[Aim]
Please, without the pictures, retype exactly the lines from the start of the material through the line that holds "scale=ys, axis=y_axis, title=None)".

::: Provided data :::

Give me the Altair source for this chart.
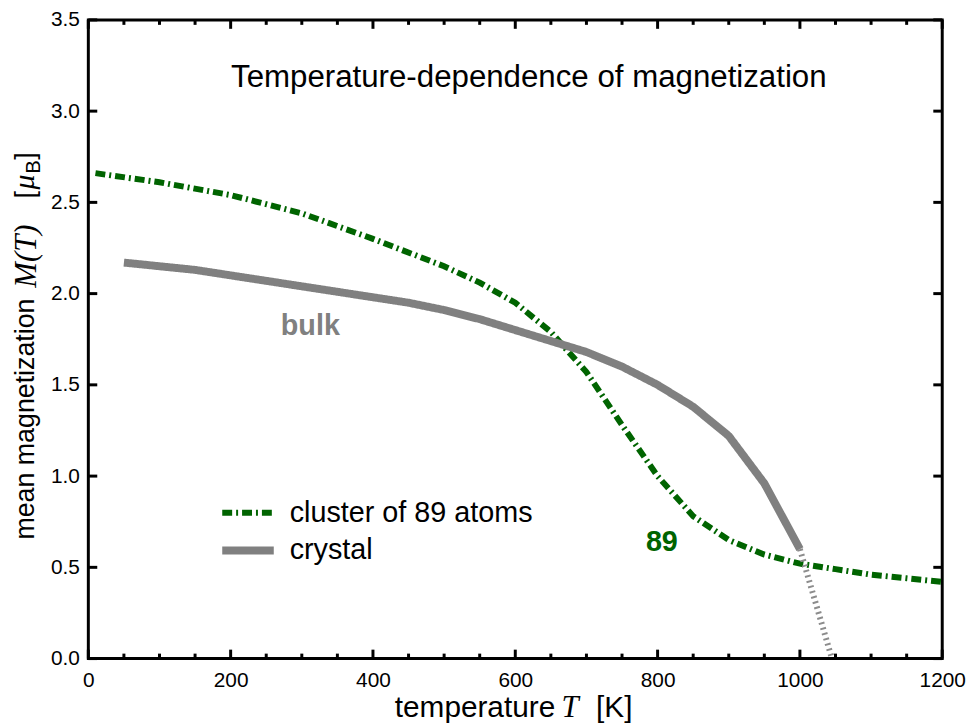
import altair as alt
import pandas as pd

# ---------------- data ----------------
series_names = ["cluster of 89 atoms", "crystal"]
series_colors = ["#006400", "#808080"]

cluster_T = [10, 100, 200, 300, 400, 500, 550, 600, 650, 700, 750, 800, 850,
             900, 950, 1000, 1050, 1100, 1150, 1200]
cluster_M = [2.66, 2.61, 2.54, 2.44, 2.30, 2.15, 2.06, 1.95, 1.79, 1.57, 1.28,
             1.00, 0.78, 0.65, 0.57, 0.52, 0.49, 0.46, 0.44, 0.42]

crystal_T = [50, 100, 150, 200, 250, 300, 350, 400, 450, 500, 550, 600, 650,
             700, 750, 800, 850, 900, 950, 1000]
crystal_M = [2.17, 2.15, 2.13, 2.10, 2.07, 2.04, 2.01, 1.98, 1.95, 1.91, 1.86,
             1.80, 1.74, 1.68, 1.60, 1.50, 1.38, 1.22, 0.96, 0.60]

crystal_ext_T = [1000, 1045]
crystal_ext_M = [0.60, 0.0]

x_major = [0, 200, 400, 600, 800, 1000, 1200]
x_minor = [t for t in range(0, 1201, 50) if t % 200 != 0]
y_major = [0.0, 0.5, 1.0, 1.5, 2.0, 2.5, 3.0, 3.5]

title_text = ["Temperature-dependence of magnetization"]
title_pos = [619, 3.18]
bulk_pos = [312, 1.82]
n89_pos = [806, 0.64]

W, H = 861, 644
SANS = "Liberation Sans"
SERIF = "Liberation Serif"

# ---------------- frames ----------------
lines_df = pd.DataFrame({
    "T": cluster_T + crystal_T,
    "M": cluster_M + crystal_M,
    "series": [series_names[0]] * len(cluster_T) + [series_names[1]] * len(crystal_T),
})
ext_df = pd.DataFrame({"T": crystal_ext_T, "M": crystal_ext_M})

xs = alt.Scale(domain=[0, 1200], nice=False, zero=False)
ys = alt.Scale(domain=[0, 3.5], nice=False, zero=False)

x_axis = alt.Axis(values=x_major, ticks=False, domain=False, grid=False,
                  labelFontSize=21, labelFont=SANS, labelPadding=11,
                  labelColor="black", title=None, labelFlush=False, format="d")
y_axis = alt.Axis(values=y_major, ticks=False, domain=False, grid=False,
                  labelFontSize=21, labelFont=SANS, labelPadding=9,
                  labelColor="black", title=None, format=".1f")

X = alt.X("T:Q", scale=xs, axis=x_axis, title=None)
Y = alt.Y("M:Q", scale=ys, axis=y_axis, title=None)

leg = alt.Legend(title=None, orient="none", legendX=131, legendY=478,
                 symbolType="stroke", symbolSize=2700, labelFontSize=29,
                 labelFont=SANS, labelColor="black", labelOffset=12,
                 clipHeight=38, rowPadding=0, padding=0, labelLimit=400)

lines = alt.Chart(lines_df).mark_line(clip=True).encode(
    x=X, y=Y,
    color=alt.Color("series:N", scale=alt.Scale(domain=series_names, range=series_colors), legend=leg),
    strokeDash=alt.StrokeDash("series:N", scale=alt.Scale(domain=series_names, range=[[10, 4, 2, 4], [1, 0]]), legend=leg),
    strokeWidth=alt.StrokeWidth("series:N", scale=alt.Scale(domain=series_names, range=[6, 8]), legend=leg),
    order="T:Q",
)

ext = alt.Chart(ext_df).mark_line(color="#8c8c8c", strokeWidth=6, strokeDash=[2, 3.5]).encode(x=X, y=Y)

# annotations in data coordinates
ann_df = pd.DataFrame({
    "T": [title_pos[0], bulk_pos[0], n89_pos[0]],
    "M": [title_pos[1], bulk_pos[1], n89_pos[1]],
    "txt": [title_text[0], "bulk", "89"],
    "kind": ["title", "bulk", "89"],
})
title_mark = alt.Chart(ann_df[ann_df.kind == "title"]).mark_text(
    font=SANS, fontSize=31.5, color="black", baseline="middle", align="center"
).encode(x=X, y=Y, text="txt:N")
bulk_mark = alt.Chart(ann_df[ann_df.kind == "bulk"]).mark_text(
    font=SANS, fontSize=29, fontWeight="bold", color="#808080", baseline="middle", align="center"
).encode(x=X, y=Y, text="txt:N")
n89_mark = alt.Chart(ann_df[ann_df.kind == "89"]).mark_text(
    font=SANS, fontSize=29, fontWeight="bold", color="#006400", baseline="middle", align="center"
).encode(x=X, y=Y, text="txt:N")

# inward tick marks on all four sides
xmaj_df = pd.DataFrame({"T": x_major})
xmin_df = pd.DataFrame({"T": x_minor})
ymaj_df = pd.DataFrame({"M": y_major})


def xticks(df, y0, y1, w):
    return alt.Chart(df).mark_rule(color="black", strokeWidth=w).encode(
        x=X, y=alt.value(y0), y2=alt.value(y1))


def yticks(df, x0, x1, w):
    return alt.Chart(df).mark_rule(color="black", strokeWidth=w).encode(
        y=Y, x=alt.value(x0), x2=alt.value(x1))


ticks = [
    xticks(xmaj_df, H, H - 9, 3), xticks(xmin_df, H, H - 5, 3),
    xticks(xmaj_df, 0, 9, 3), xticks(xmin_df, 0, 5, 3),
    yticks(ymaj_df, 0, 9, 3), yticks(ymaj_df, W, W - 9, 3),
]

# axis titles (mixed fonts) as text marks
def label(txt, x, y, font=SANS, style="normal", size=28, angle=0):
    return alt.Chart(pd.DataFrame({"t": [txt]})).mark_text(
        font=font, fontStyle=style, fontSize=size, color="black", align="left",
        baseline="alphabetic", angle=angle
    ).encode(x=alt.value(x), y=alt.value(y), text="t:N")


xt = [
    label("temperature", 309, 703, size=30),
    label("T", 477, 703, font=SERIF, style="italic", size=31),
    label("[K]", 512, 703, size=30),
]
yt = [
    label("mean magnetization", -55, 524, size=27, angle=270),
    label("M(T)", -53, 270, font=SERIF, style="italic", size=31, angle=270),
    label("[", -55, 180, size=27, angle=270),
    label("μ", -55, 171, font=SERIF, style="italic", size=30, angle=270),
    label("B", -49, 155, size=20, angle=270),
    label("]", -55, 141, size=27, angle=270),
]

chart = alt.layer(
    lines, ext, title_mark, bulk_mark, n89_mark, *ticks, *xt, *yt
).properties(
    width=W, height=H,
    autosize=alt.AutoSizeParams(type="none"),
    padding={"left": 81, "top": 9, "right": 28, "bottom": 66},
).configure_view(stroke="black", strokeWidth=3)

chart.save("out.html", embed_options={"renderer": "svg", "actions": False})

:::

[Reply to the exercise]
Give me the Altair source for this chart.
import altair as alt
import pandas as pd

# ---------------- data ----------------
series_names = ["cluster of 89 atoms", "crystal"]
series_colors = ["#006400", "#808080"]

cluster_T = [10, 100, 200, 300, 400, 500, 550, 600, 650, 700, 750, 800, 850,
             900, 950, 1000, 1050, 1100, 1150, 1200]
cluster_M = [2.66, 2.61, 2.54, 2.44, 2.30, 2.15, 2.06, 1.95, 1.79, 1.57, 1.28,
             1.00, 0.78, 0.65, 0.57, 0.52, 0.49, 0.46, 0.44, 0.42]

crystal_T = [50, 100, 150, 200, 250, 300, 350, 400, 450, 500, 550, 600, 650,
             700, 750, 800, 850, 900, 950, 1000]
crystal_M = [2.17, 2.15, 2.13, 2.10, 2.07, 2.04, 2.01, 1.98, 1.95, 1.91, 1.86,
             1.80, 1.74, 1.68, 1.60, 1.50, 1.38, 1.22, 0.96, 0.60]

crystal_ext_T = [1000, 1045]
crystal_ext_M = [0.60, 0.0]

x_major = [0, 200, 400, 600, 800, 1000, 1200]
x_minor = [t for t in range(0, 1201, 50) if t % 200 != 0]
y_major = [0.0, 0.5, 1.0, 1.5, 2.0, 2.5, 3.0, 3.5]

title_text = ["Temperature-dependence of magnetization"]
title_pos = [619, 3.18]
bulk_pos = [312, 1.82]
n89_pos = [806, 0.64]

W, H = 861, 644
SANS = "Liberation Sans"
SERIF = "Liberation Serif"

# ---------------- frames ----------------
lines_df = pd.DataFrame({
    "T": cluster_T + crystal_T,
    "M": cluster_M + crystal_M,
    "series": [series_names[0]] * len(cluster_T) + [series_names[1]] * len(crystal_T),
})
ext_df = pd.DataFrame({"T": crystal_ext_T, "M": crystal_ext_M})

xs = alt.Scale(domain=[0, 1200], nice=False, zero=False)
ys = alt.Scale(domain=[0, 3.5], nice=False, zero=False)

x_axis = alt.Axis(values=x_major, ticks=False, domain=False, grid=False,
                  labelFontSize=21, labelFont=SANS, labelPadding=11,
                  labelColor="black", title=None, labelFlush=False, format="d")
y_axis = alt.Axis(values=y_major, ticks=False, domain=False, grid=False,
                  labelFontSize=21, labelFont=SANS, labelPadding=9,
                  labelColor="black", title=None, format=".1f")

X = alt.X("T:Q", scale=xs, axis=x_axis, title=None)
Y = alt.Y("M:Q", scale=ys, axis=y_axis, title=None)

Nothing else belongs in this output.